__Extracted data__
"""

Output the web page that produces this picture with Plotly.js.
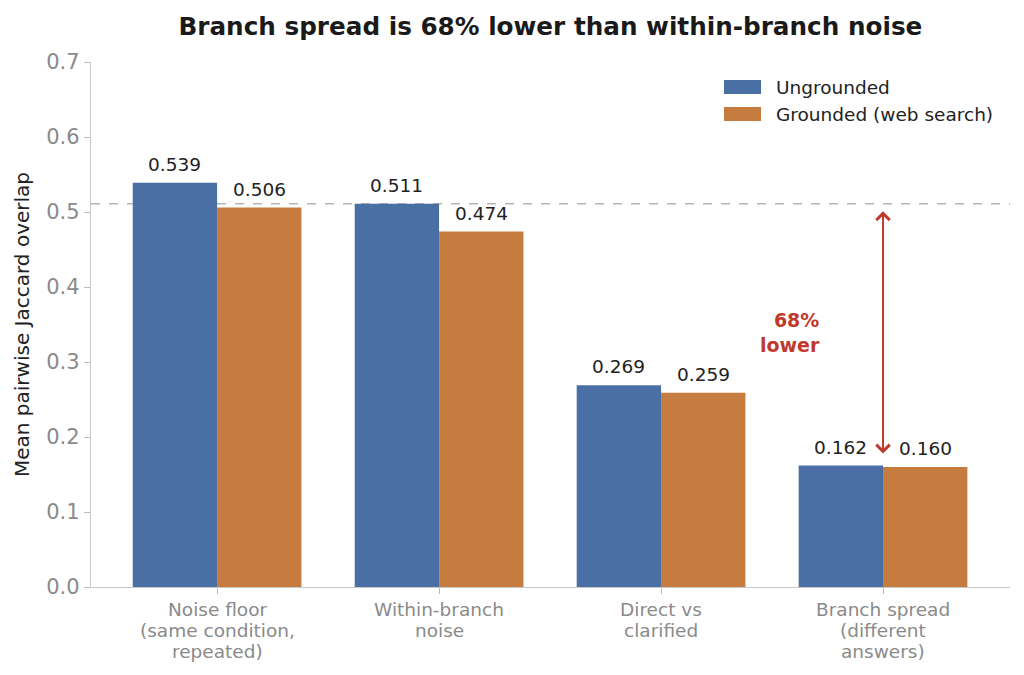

"""
"""

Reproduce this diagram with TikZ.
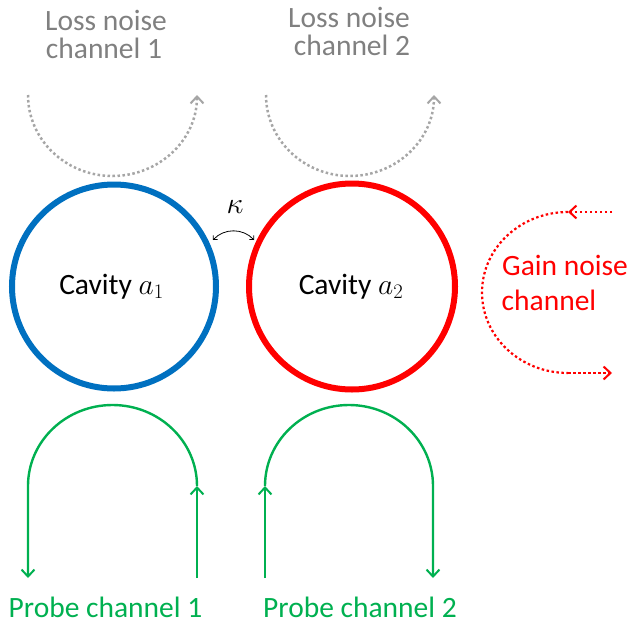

"""
"""

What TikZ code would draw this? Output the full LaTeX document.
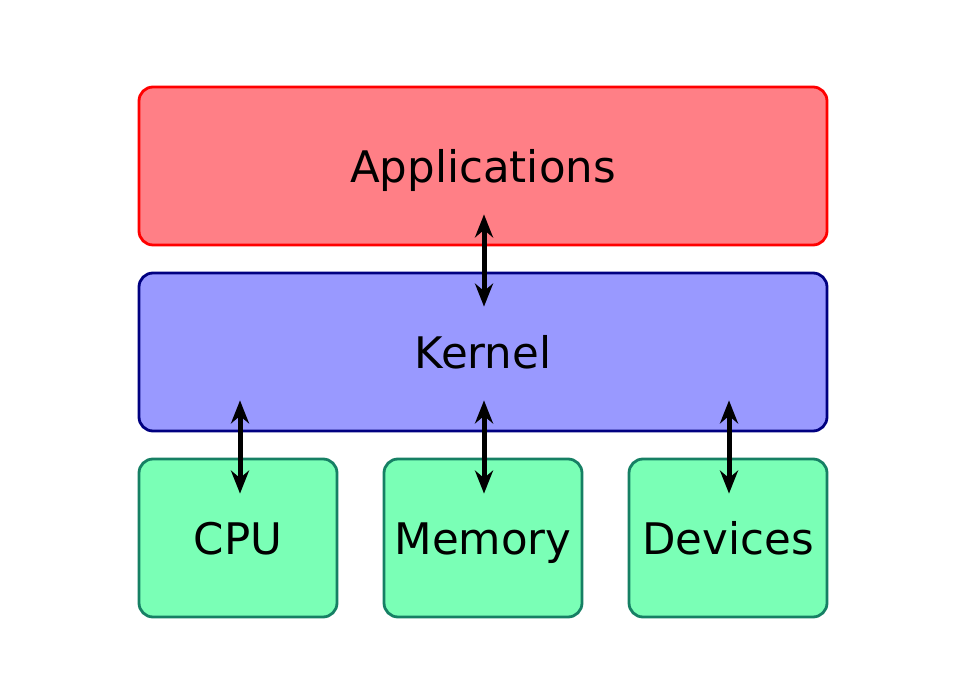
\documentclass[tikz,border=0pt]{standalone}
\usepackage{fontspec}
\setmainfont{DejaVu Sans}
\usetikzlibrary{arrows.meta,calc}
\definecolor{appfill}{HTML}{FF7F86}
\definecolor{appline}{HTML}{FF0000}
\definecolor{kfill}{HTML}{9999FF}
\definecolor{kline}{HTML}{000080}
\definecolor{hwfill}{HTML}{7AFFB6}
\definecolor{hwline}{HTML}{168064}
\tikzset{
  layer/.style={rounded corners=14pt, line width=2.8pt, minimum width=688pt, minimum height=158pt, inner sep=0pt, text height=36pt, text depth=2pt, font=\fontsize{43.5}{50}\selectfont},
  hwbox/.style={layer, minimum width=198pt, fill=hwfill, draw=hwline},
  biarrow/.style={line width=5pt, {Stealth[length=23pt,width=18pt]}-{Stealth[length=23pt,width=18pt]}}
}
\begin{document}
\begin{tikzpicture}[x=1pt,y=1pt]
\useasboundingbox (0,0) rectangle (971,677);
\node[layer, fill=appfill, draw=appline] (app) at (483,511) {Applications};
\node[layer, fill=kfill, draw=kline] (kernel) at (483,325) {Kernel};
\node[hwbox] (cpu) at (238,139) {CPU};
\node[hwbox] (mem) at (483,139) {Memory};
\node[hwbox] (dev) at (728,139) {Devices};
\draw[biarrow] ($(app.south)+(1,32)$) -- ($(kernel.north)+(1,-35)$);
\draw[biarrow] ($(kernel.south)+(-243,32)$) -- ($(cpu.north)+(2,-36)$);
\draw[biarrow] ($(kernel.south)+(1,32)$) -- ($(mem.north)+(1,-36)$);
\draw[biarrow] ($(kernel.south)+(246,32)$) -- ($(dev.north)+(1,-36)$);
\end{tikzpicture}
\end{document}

"""

__Aim of the exercise__
Select and copy each line from the data that includes the word "Output".

__Response__
Output the web page that produces this picture with Plotly.js.
What TikZ code would draw this? Output the full LaTeX document.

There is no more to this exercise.